== Given data ==
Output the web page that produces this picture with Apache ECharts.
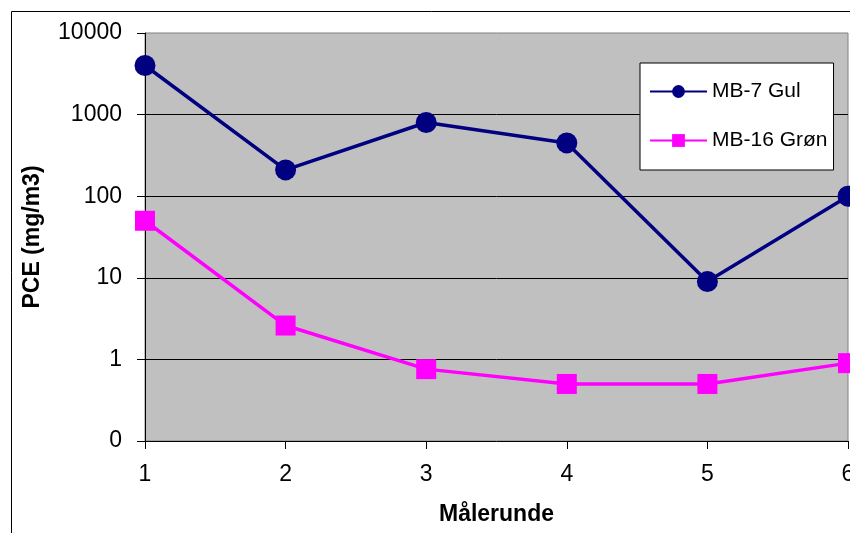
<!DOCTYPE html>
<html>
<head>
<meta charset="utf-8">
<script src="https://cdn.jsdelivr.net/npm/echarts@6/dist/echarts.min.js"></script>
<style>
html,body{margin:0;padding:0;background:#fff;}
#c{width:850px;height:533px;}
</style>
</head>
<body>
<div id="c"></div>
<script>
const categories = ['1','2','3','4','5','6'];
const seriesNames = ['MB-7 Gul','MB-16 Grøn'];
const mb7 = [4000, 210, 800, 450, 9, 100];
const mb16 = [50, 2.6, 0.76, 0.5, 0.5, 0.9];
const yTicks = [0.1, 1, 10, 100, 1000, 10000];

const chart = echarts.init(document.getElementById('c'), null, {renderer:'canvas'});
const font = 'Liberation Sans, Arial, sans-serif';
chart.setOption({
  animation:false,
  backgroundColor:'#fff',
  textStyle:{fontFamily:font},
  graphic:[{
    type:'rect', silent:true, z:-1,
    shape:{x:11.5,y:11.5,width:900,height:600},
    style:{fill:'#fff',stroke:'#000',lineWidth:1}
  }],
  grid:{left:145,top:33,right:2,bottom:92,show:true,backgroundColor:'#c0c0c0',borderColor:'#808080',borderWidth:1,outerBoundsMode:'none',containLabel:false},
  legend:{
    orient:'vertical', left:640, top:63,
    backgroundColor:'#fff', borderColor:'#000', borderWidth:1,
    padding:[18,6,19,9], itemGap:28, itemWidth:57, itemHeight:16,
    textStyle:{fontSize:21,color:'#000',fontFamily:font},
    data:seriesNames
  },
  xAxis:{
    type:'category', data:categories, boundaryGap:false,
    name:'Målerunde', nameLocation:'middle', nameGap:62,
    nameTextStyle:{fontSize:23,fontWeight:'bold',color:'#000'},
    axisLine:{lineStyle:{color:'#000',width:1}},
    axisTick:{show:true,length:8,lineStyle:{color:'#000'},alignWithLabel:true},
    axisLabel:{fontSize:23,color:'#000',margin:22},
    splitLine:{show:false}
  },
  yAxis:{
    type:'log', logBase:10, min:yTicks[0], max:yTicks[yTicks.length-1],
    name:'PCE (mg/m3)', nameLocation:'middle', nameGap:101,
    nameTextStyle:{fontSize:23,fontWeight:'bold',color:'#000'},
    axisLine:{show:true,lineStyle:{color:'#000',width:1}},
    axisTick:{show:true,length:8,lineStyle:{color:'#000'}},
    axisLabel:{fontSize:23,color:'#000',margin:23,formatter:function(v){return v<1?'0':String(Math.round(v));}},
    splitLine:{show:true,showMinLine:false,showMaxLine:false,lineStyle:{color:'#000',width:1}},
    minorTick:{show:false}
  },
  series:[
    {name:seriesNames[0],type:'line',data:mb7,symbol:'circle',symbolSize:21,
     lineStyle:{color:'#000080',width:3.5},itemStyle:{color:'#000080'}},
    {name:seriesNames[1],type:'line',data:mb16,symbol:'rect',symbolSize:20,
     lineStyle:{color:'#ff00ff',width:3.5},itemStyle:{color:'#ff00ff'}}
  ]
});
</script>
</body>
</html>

== Your goal ==
Print out the lines exactly, skipping any picture.

== The answer ==
Output the web page that produces this picture with Apache ECharts.
<!DOCTYPE html>
<html>
<head>
<meta charset="utf-8">
<script src="https://cdn.jsdelivr.net/npm/echarts@6/dist/echarts.min.js"></script>
<style>
html,body{margin:0;padding:0;background:#fff;}
#c{width:850px;height:533px;}
</style>
</head>
<body>
<div id="c"></div>
<script>
const categories = ['1','2','3','4','5','6'];
const seriesNames = ['MB-7 Gul','MB-16 Grøn'];
const mb7 = [4000, 210, 800, 450, 9, 100];
const mb16 = [50, 2.6, 0.76, 0.5, 0.5, 0.9];
const yTicks = [0.1, 1, 10, 100, 1000, 10000];

const chart = echarts.init(document.getElementById('c'), null, {renderer:'canvas'});
const font = 'Liberation Sans, Arial, sans-serif';
chart.setOption({
  animation:false,
  backgroundColor:'#fff',
  textStyle:{fontFamily:font},
  graphic:[{
    type:'rect', silent:true, z:-1,
    shape:{x:11.5,y:11.5,width:900,height:600},
    style:{fill:'#fff',stroke:'#000',lineWidth:1}
  }],
  grid:{left:145,top:33,right:2,bottom:92,show:true,backgroundColor:'#c0c0c0',borderColor:'#808080',borderWidth:1,outerBoundsMode:'none',containLabel:false},
  legend:{
    orient:'vertical', left:640, top:63,
    backgroundColor:'#fff', borderColor:'#000', borderWidth:1,
    padding:[18,6,19,9], itemGap:28, itemWidth:57, itemHeight:16,
    textStyle:{fontSize:21,color:'#000',fontFamily:font},
    data:seriesNames
  },
  xAxis:{
    type:'category', data:categories, boundaryGap:false,
    name:'Målerunde', nameLocation:'middle', nameGap:62,
    nameTextStyle:{fontSize:23,fontWeight:'bold',color:'#000'},
    axisLine:{lineStyle:{color:'#000',width:1}},
    axisTick:{show:true,length:8,lineStyle:{color:'#000'},alignWithLabel:true},
    axisLabel:{fontSize:23,color:'#000',margin:22},
    splitLine:{show:false}
  },
  yAxis:{
    type:'log', logBase:10, min:yTicks[0], max:yTicks[yTicks.length-1],
    name:'PCE (mg/m3)', nameLocation:'middle', nameGap:101,
    nameTextStyle:{fontSize:23,fontWeight:'bold',color:'#000'},
    axisLine:{show:true,lineStyle:{color:'#000',width:1}},
    axisTick:{show:true,length:8,lineStyle:{color:'#000'}},
    axisLabel:{fontSize:23,color:'#000',margin:23,formatter:function(v){return v<1?'0':String(Math.round(v));}},
    splitLine:{show:true,showMinLine:false,showMaxLine:false,lineStyle:{color:'#000',width:1}},
    minorTick:{show:false}
  },
  series:[
    {name:seriesNames[0],type:'line',data:mb7,symbol:'circle',symbolSize:21,
     lineStyle:{color:'#000080',width:3.5},itemStyle:{color:'#000080'}},
    {name:seriesNames[1],type:'line',data:mb16,symbol:'rect',symbolSize:20,
     lineStyle:{color:'#ff00ff',width:3.5},itemStyle:{color:'#ff00ff'}}
  ]
});
</script>
</body>
</html>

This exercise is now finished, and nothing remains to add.